Dentre as várias combinações possíveis para aquela ocorrência, praticamente todas as que implicam heterossexualidade¹ já aconteceram. As que vão nos interessar—pois deve ser critério para aplicação da expressão—envolvem parentes em primeiro grau e adultos: pai e filha, mãe e filho e entre irmãos; todos separados na primeira infância. Os encontros foram ao acaso ou planejados e os desfechos variados: desde a formação de um casal estável pai/filha (totalmente conscientes da situação já no seu início, e gerando 3 filhos); até os que descobriram o parentesco a posteriori. Como era de se esperar, a Justiça foi acionada em alguns desses casos, e pessoas (unidas “ilegalmente”) foram punidas legalmente (todos esses casos estão disponíveis na INTERNET). A aplicação das leis—especialmente quando os juízes fazem apologia da “cegueira da Justiça”—não se importa muito com as pessoas, individualmente, nem com seus dramas.

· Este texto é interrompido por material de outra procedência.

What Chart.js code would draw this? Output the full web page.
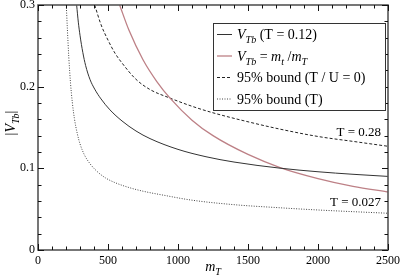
<!DOCTYPE html>
<html>
<head>
<meta charset="utf-8">
<script src="https://cdn.jsdelivr.net/npm/chart.js@4.4.1/dist/chart.umd.min.js"></script>
<style>
  html, body { margin: 0; padding: 0; background: #fff; }
  #wrap { width: 402px; height: 279px; }
</style>
</head>
<body>
<div id="wrap"><canvas id="chart"></canvas></div>
<script>
// values
const massT012 = [276, 288, 300, 320, 340, 371, 405, 450, 514, 600, 700, 800, 1000, 1200, 1400, 1729, 2000, 2250, 2500];
const vT012 = [0.300, 0.279, 0.263, 0.242, 0.226, 0.209, 0.197, 0.185, 0.1716, 0.158, 0.1457, 0.1364, 0.1232, 0.1142, 0.1077, 0.1002, 0.0958, 0.0927, 0.0901];

const massRatio = [583, 650, 750, 850, 943, 1100, 1250, 1500, 1729, 2000, 2250, 2500];
const vRatio = [0.300, 0.269, 0.233, 0.206, 0.186, 0.159, 0.140, 0.117, 0.101, 0.0875, 0.078, 0.071];

const massBoundTU = [405, 450, 500, 550, 600, 700, 800, 943, 1100, 1250, 1500, 1729, 2000, 2250, 2500];
const vBoundTU = [0.300, 0.276, 0.257, 0.241, 0.229, 0.209, 0.1965, 0.186, 0.176, 0.168, 0.157, 0.148, 0.139, 0.133, 0.127];

const massBoundT = [202, 210, 220, 232, 245, 260, 280, 300, 330, 370, 420, 480, 550, 650, 750, 900, 1100, 1400, 1700, 2000, 2500];
const vBoundT = [0.300, 0.270, 0.236, 0.205, 0.181, 0.161, 0.143, 0.130, 0.117, 0.106, 0.0965, 0.0885, 0.0825, 0.0765, 0.072, 0.067, 0.061, 0.0555, 0.052, 0.049, 0.045];

const xTicks = [0, 500, 1000, 1500, 2000, 2500];
const yTicks = [0, 0.1, 0.2, 0.3];

const SERIF = "'Liberation Serif', 'DejaVu Serif', serif";
const RED = '#bd8086';

function pts(xs, ys) {
    return xs.map(function(x, i) { return { x: x, y: ys[i] }; });
}

// draws a run of text pieces: r = regular, i = italic, s = italic subscript
function drawRich(ctx, parts, x, y, size) {
    parts.forEach(function(p) {
        const kind = p[1];
        const fs = kind === 's' ? size * 0.72 : size;
        ctx.font = (kind === 'r' ? '' : 'italic ') + fs + 'px ' + SERIF;
        const dy = kind === 's' ? size * 0.3 : 0;
        ctx.fillText(p[0], x, y + dy);
        x += ctx.measureText(p[0]).width;
    });
    return x;
}

function richWidth(ctx, parts, size) {
    let w = 0;
    parts.forEach(function(p) {
        const fs = p[1] === 's' ? size * 0.72 : size;
        ctx.font = (p[1] === 'r' ? '' : 'italic ') + fs + 'px ' + SERIF;
        w += ctx.measureText(p[0]).width;
    });
    return w;
}

const framePlugin = {
    id: 'frame',
    afterDraw: function(chart) {
        const ctx = chart.ctx;
        const a = chart.chartArea;
        const xs = chart.scales.x, ys = chart.scales.y;
        ctx.save();

        // frame
        ctx.strokeStyle = '#555';
        ctx.lineWidth = 1.6;
        ctx.strokeRect(a.left, a.top, a.right - a.left, a.bottom - a.top);

        // ticks on all four sides, pointing inward
        ctx.strokeStyle = '#111';
        ctx.lineWidth = 1;
        ctx.beginPath();
        for (let v = 0; v <= 2500; v += 100) {
            const px = Math.round(xs.getPixelForValue(v)) + 0.5;
            const len = v % 500 === 0 ? 6 : 3.5;
            ctx.moveTo(px, a.bottom); ctx.lineTo(px, a.bottom - len);
            ctx.moveTo(px, a.top); ctx.lineTo(px, a.top + len);
        }
        for (let k = 0; k <= 15; k++) {
            const py = Math.round(ys.getPixelForValue(k * 0.02)) + 0.5;
            const len = k % 5 === 0 ? 6 : 3.5;
            ctx.moveTo(a.left, py); ctx.lineTo(a.left + len, py);
            ctx.moveTo(a.right, py); ctx.lineTo(a.right - len, py);
        }
        ctx.stroke();

        // curve labels
        ctx.fillStyle = '#000';
        ctx.textAlign = 'right';
        ctx.textBaseline = 'middle';
        ctx.font = '13px ' + SERIF;
        ctx.fillText('T = 0.28', a.right - 7, 133);
        ctx.fillText('T = 0.027', a.right - 7, 203);

        // legend
        const lx = 213, ly = 23, lw = 172, lh = 87;
        ctx.fillStyle = '#fff';
        ctx.fillRect(lx, ly, lw, lh);
        ctx.strokeStyle = '#333';
        ctx.lineWidth = 1;
        ctx.strokeRect(lx + 0.5, ly + 0.5, lw, lh);
        const rows = [
            { color: '#333', dash: [], width: 1, parts: [['V', 'i'], ['Tb', 's'], [' (T = 0.12)', 'r']] },
            { color: RED, dash: [], width: 1.3, parts: [['V', 'i'], ['Tb', 's'], [' = ', 'r'], ['m', 'i'], ['t', 's'], [' /', 'r'], ['m', 'i'], ['T', 's']] },
            { color: '#222', dash: [3, 2], width: 1, parts: [['95% bound (T / U = 0)', 'r']] },
            { color: '#444', dash: [1, 1.5], width: 1, parts: [['95% bound (T)', 'r']] }
        ];
        ctx.textAlign = 'left';
        ctx.textBaseline = 'alphabetic';
        rows.forEach(function(r, i) {
            const cy = 34 + i * 21.5;
            ctx.strokeStyle = r.color;
            ctx.lineWidth = r.width;
            ctx.setLineDash(r.dash);
            ctx.beginPath();
            ctx.moveTo(217, cy + 0.5); ctx.lineTo(232, cy + 0.5);
            ctx.stroke();
            ctx.setLineDash([]);
            ctx.fillStyle = '#000';
            drawRich(ctx, r.parts, 237, cy + 5, 14);
        });

        // axis titles
        const xt = [['m', 'i'], ['T', 's']];
        const xw = richWidth(ctx, xt, 14);
        drawRich(ctx, xt, (a.left + a.right) / 2 - xw / 2, 271, 14);

        const yt = [['|', 'r'], ['V', 'i'], ['Tb', 's'], ['|', 'r']];
        const yw = richWidth(ctx, yt, 14);
        ctx.translate(15, 123);
        ctx.rotate(-Math.PI / 2);
        drawRich(ctx, yt, -yw / 2, 0, 14);

        ctx.restore();
    }
};

new Chart(document.getElementById('chart'), {
    type: 'line',
    data: {
        datasets: [
            {
                label: 'V_Tb (T = 0.12)',
                data: pts(massT012, vT012),
                borderColor: '#333',
                borderWidth: 1
            },
            {
                label: 'V_Tb = m_t / m_T',
                data: pts(massRatio, vRatio),
                borderColor: RED,
                borderWidth: 1.3
            },
            {
                label: '95% bound (T / U = 0)',
                data: pts(massBoundTU, vBoundTU),
                borderColor: '#222',
                borderWidth: 1,
                borderDash: [3, 2]
            },
            {
                label: '95% bound (T)',
                data: pts(massBoundT, vBoundT),
                borderColor: '#444',
                borderWidth: 1,
                borderDash: [1, 1.5]
            }
        ]
    },
    options: {
        responsive: true,
        maintainAspectRatio: false,
        animation: false,
        layout: { padding: { top: 5, right: 14, left: 0, bottom: 0 } },
        elements: {
            point: { radius: 0 },
            line: { cubicInterpolationMode: 'monotone', fill: false }
        },
        plugins: { legend: { display: false }, tooltip: { enabled: false } },
        scales: {
            x: {
                type: 'linear',
                min: 0,
                max: 2500,
                grid: { display: false, drawTicks: false },
                border: { display: false },
                afterBuildTicks: function(scale) {
                    scale.ticks = xTicks.map(function(v) { return { value: v }; });
                },
                afterFit: function(scale) {
                    scale.height = 29;
                    scale.paddingLeft = 0;
                    scale.paddingRight = 0;
                },
                ticks: {
                    color: '#000',
                    padding: 4,
                    maxRotation: 0,
                    font: { family: SERIF, size: 12 },
                    callback: function(v) { return String(v); }
                }
            },
            y: {
                min: 0,
                max: 0.3,
                grid: { display: false, drawTicks: false },
                border: { display: false },
                afterBuildTicks: function(scale) {
                    scale.ticks = yTicks.map(function(v) { return { value: v }; });
                },
                afterFit: function(scale) {
                    scale.width = 38;
                    scale.paddingTop = 0;
                    scale.paddingBottom = 0;
                },
                ticks: {
                    color: '#000',
                    padding: 3,
                    font: { family: SERIF, size: 12 },
                    callback: function(v) { return String(Math.round(v * 10) / 10); }
                }
            }
        }
    },
    plugins: [framePlugin]
});
</script>
</body>
</html>
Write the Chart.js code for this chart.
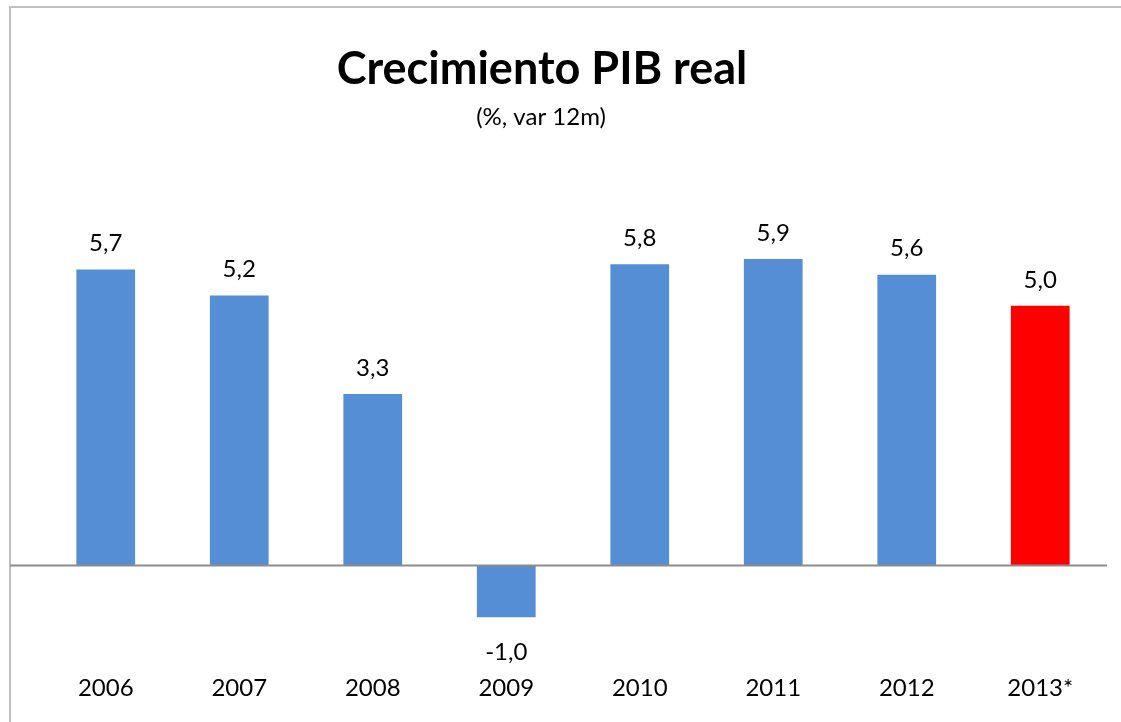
<!DOCTYPE html>
<html>
<head>
<meta charset="utf-8">
<script src="https://cdn.jsdelivr.net/npm/chart.js@4"></script>
<style>
  html, body { margin: 0; padding: 0; background: #fff; }
  #wrap { width: 1121px; height: 722px; }
</style>
</head>
<body>
<div id="wrap"><canvas id="pib"></canvas></div>
<script>
var years = ['2006', '2007', '2008', '2009', '2010', '2011', '2012', '2013*'];
var growth = [5.7, 5.2, 3.3, -1.0, 5.8, 5.9, 5.6, 5.0];
var barColors = ['#558ED5', '#558ED5', '#558ED5', '#558ED5', '#558ED5', '#558ED5', '#558ED5', '#FF0000'];
var titleText = 'Crecimiento PIB real';
var subtitleText = '(%, var 12m)';

var FONT = 'Lato, "Open Sans", sans-serif';

// frame, titles, zero line and value labels
var decor = {
  id: 'decor',
  beforeDraw: function (chart) {
    var ctx = chart.ctx;
    ctx.save();
    ctx.strokeStyle = '#BFBFBF';
    ctx.lineWidth = 2;
    ctx.beginPath();
    ctx.moveTo(10, chart.height);
    ctx.lineTo(10, 7);
    ctx.lineTo(chart.width, 7);
    ctx.stroke();

    ctx.fillStyle = '#000';
    ctx.textAlign = 'center';
    ctx.textBaseline = 'middle';
    ctx.font = 'bold 45px ' + FONT;
    ctx.fillText(titleText, 542, 69);
    ctx.font = '24px ' + FONT;
    ctx.fillText(subtitleText, 541, 117);
    ctx.restore();
  },
  afterDatasetsDraw: function (chart) {
    var ctx = chart.ctx;
    var y0 = chart.scales.y.getPixelForValue(0);
    ctx.save();
    ctx.strokeStyle = '#8C8C8C';
    ctx.lineWidth = 2;
    ctx.beginPath();
    ctx.moveTo(10, y0);
    ctx.lineTo(chart.chartArea.right, y0);
    ctx.stroke();

    ctx.fillStyle = '#000';
    ctx.font = '24px ' + FONT;
    ctx.textAlign = 'center';
    ctx.textBaseline = 'middle';
    chart.getDatasetMeta(0).data.forEach(function (bar, i) {
      var v = growth[i];
      var txt = v.toFixed(1).replace('.', ',');
      var y = v >= 0 ? bar.y - 26 : bar.y + 35;
      ctx.fillText(txt, bar.x, y);
    });
    ctx.restore();
  }
};

new Chart(document.getElementById('pib').getContext('2d'), {
  type: 'bar',
  data: {
    labels: years,
    datasets: [{
      data: growth,
      backgroundColor: barColors,
      borderWidth: 0,
      categoryPercentage: 1,
      barPercentage: 0.44
    }]
  },
  options: {
    responsive: true,
    maintainAspectRatio: false,
    animation: false,
    layout: { padding: { top: 202, left: 39, right: 14, bottom: 14 } },
    scales: {
      x: {
        grid: { display: false, drawTicks: false },
        border: { display: false },
        ticks: { color: '#000', font: { family: FONT, size: 24 }, padding: 5 }
      },
      y: {
        display: false,
        min: -2,
        max: 7
      }
    },
    plugins: {
      legend: { display: false },
      tooltip: { enabled: false },
      title: { display: false }
    }
  },
  plugins: [decor]
});
</script>
</body>
</html>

A abertura de canais de expressão, voltados às pessoas “emparedadas” pelo choque entre sua natureza e as exigências morais (ou assim ditas), trouxe, pelo menos, um alento a muitos: não eram seres aberrantes ou perversos. Muito mais gente passara por coisas parecidas. Mas a Sra B. Gonyo não se limitou a isso. Propôs até mesmo uma explicação para o fenômeno que, se não o esgota, abre múltiplas vertentes de investigação/reflexão: pessoas adotadas, que passaram toda a sua vida longe daquelas com quem compartilham não apenas a genética, mas também múltiplas inclinações, interesses, gostos e outras idiossincrasias, viveriam em um estado permanente de carência e deficiência do qual nem se dariam conta. Encontrando as pessoas com as quais intuem compartilhar tudo isso, seriam tomadas por uma necessidade avassaladora daquelas mesmas pessoas. Entre adultos, isso se denomina PAIXÃO e, quase necessariamente, envolve o desejo sexual propriamente dito. Curiosamente, porém, essa explicação não seria suficiente para o seu próprio caso, uma vez que seu filho, ao que tudo indica, não foi tomado pelo mesmo sentimento. Na descrição dos demais casos, entretanto, tudo parece ter se dado segundo aquela hipótese
Dentre os múltiplos interesses que derivam desse raciocínio, podemos assinalar: 1-a intuição visceral, que teriam os adotados de sua própria situação (não pertencer à família em que vivem), ainda que a informação não lhes tenha sido dada; 2-o poder da genética na geração de afinidades. Um estudo com os argentinos, que foram adotados por pessoas próximas aos algozes de seus pais, pode ser interessante nesse sentido. Um outro conceito derivado dessa investigação: a convivência, no início da vida, como que imprimiria nos envolvidos uma reação contrária ao desejo sexual—uma espécie de “reverse sexual imprinting”²—parece-nos também da maior importância. Temos a impressão de que há outros desdobramentos possíveis.
¹Não há, entre os casos lidos, referência a atrações mais propriamente homossexuais. Muito há, ainda, a ser colhido e estudado em relação à GSA. O envolvimento mais famoso, no caso (Édipo e Laio), implicou uma confrontação mortal. A GSA haverá também de obrigar a uma revisão das interpretações referentes à tragédia de Sófocles e, quem sabe, ao próprio “Complexo de Éddipo”? Há vários “ensinamentos” que se podem tirar da tragédia. Um deles pode ser: não acredite naquele tipo de profecia. Elas são promotoras daquilo que prevêem. Édipo nunca teria vivido um “Complexo de Édipo” propriamente dito. Por isso, saiu pelo mundo à sua procura. Ele não fugia à profecia de que mataria o pai e casaria com sua mãe, mas à sua procura, pois teria intuido sua própria condição de adotado. Em vez de um “complexo” deparou-se com os fatos à sua frente e deles não fugiu. Seu grande erro, entretanto, teria sido querer ver além do que é permitido aos homens. Por isso, precisou furar os próprios ohos.
² Se a denominação da GSA é discutível, Esse último termo é de uma felicidade enorme.